More reviews of fantastic fiction are indexed by title and author/editor.
Here are some random thoughts I have after reading this story.
You’d think that after a dozen villagers had been killed, the surviving villagers would have called in outside help and there’d be at least twenty police officers patrolling the park each night. Instead it’s left for two amateur sleuths with time on their hands to solve the case.
For me the story would have worked better and been more believable if there had maybe only been two or three murders instead of twelve and over a longer period of time before Herton shows up.
I didn’t quite understand just what the motivation of the “Hindoo” high priest was. I can understand why he would have killed Colonel Wigham. But his beef was strictly with the colonel, not random villagers. It was as though he just felt like terrorizing the village for the sake of it.
If the assumption was that it really was a walking statue they were up against, what did they think they could accomplish against it with heavy sticks and even guns?
This story, especially the ending, seemed rushed. In my opinion, another couple of thousand words with more descriptive detail and, as you said, more of a build-up to the atmosphere, would have made it a better story.
Having said all that, I found this story interesting because it reminds me somewhat of the much more polished Carnacki stories that Hodgson would write ten years later.
I recall that you wrote in another article that you hadn’t read Hodgson’s Carnacki stories yet. I hope you get the chance to read them sometime soon, as, in my opinion, some of them are extremely interesting and they might be something up your alley as well. One or two of them, like “The Goddess of Death,” have Ann Radcliffe/ Scooby-Doo endings, but all the others, if I remember right, employ strong supernatural elements.

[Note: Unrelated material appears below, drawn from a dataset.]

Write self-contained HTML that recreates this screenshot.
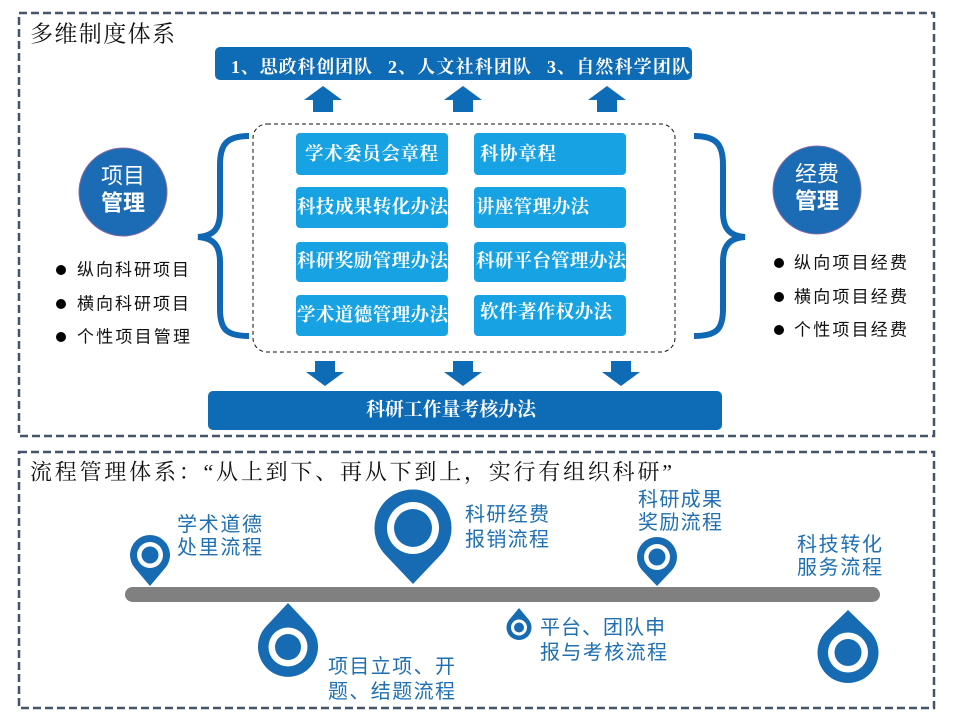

All good points about the rather implausible reaction of the vilagers to all this. I guess, in regards to the Hindoo, we’re just supposed to think he just wants to continue his vengeance against the Empire.
I think you can forgive Hodgson a lot once you find out this was his first published story.

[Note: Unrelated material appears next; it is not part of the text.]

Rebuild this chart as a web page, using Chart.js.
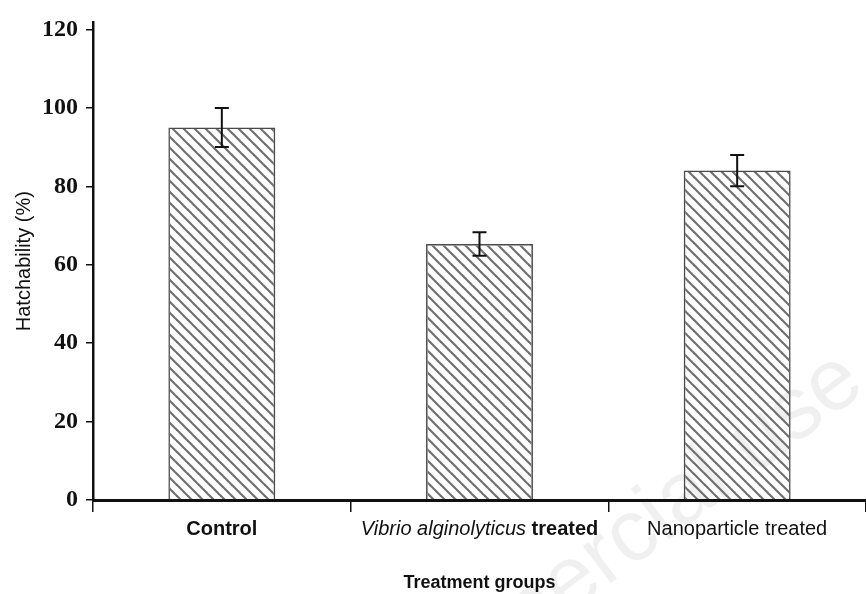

I’m in the middle of reading a collection of the Carnacki stories now. (I’d read “The Hog” previously but forgot it was a Carnacki tale.) I decided, if I was going to read a collection of Meikle Carnacki pastiches, I should read the original.
So far I think they are better than expected. I like that Carnacki doesn’t come across as a totally nonplussed investigator of the supernatural. He has anxiety and fear at times. I also liked the asides about other Carnacki stories Hodgson never wrote — though I would suspect writers of Carnacki pastiches attempted a few of those.
Granted, I’m being much too hard on Hodgson, considering that it was his first published story, but I’d nonetheless like– thanks to my overly analytical and pedantic nature– to add one more point that I’ve thought of.
The villain was supposedly living under the statue for months. We know this from the discarded tins, bottles, cans, etc., and “rough bed” that Herton found there. So, wouldn’t this “enormous” Hindoo have been noticed long ago in the village when out buying his groceries and come under suspicion as a possible suspect, especially since he roughly corresponds to the size and shape of the killer statue? At the very least, the police would want to know where he lived, and they would probably want to question him further after each murder to know if he was anywhere in the vicinity.
And, come to think of it, there was never one single mention of a police officer in the story, which almost leads you to think that there are, in fact, none. I guess maybe the villagers figure they can do without police officers and rely on bored amateur-sleuth visitors passing through to solve their murder cases once the unsolved murder rate gets up to a serious number like a dozen.
I’m glad to hear that you’re reading all the Carnacki stories — I think there are no more than 10-12, by the way — and look forward to reading your review of them.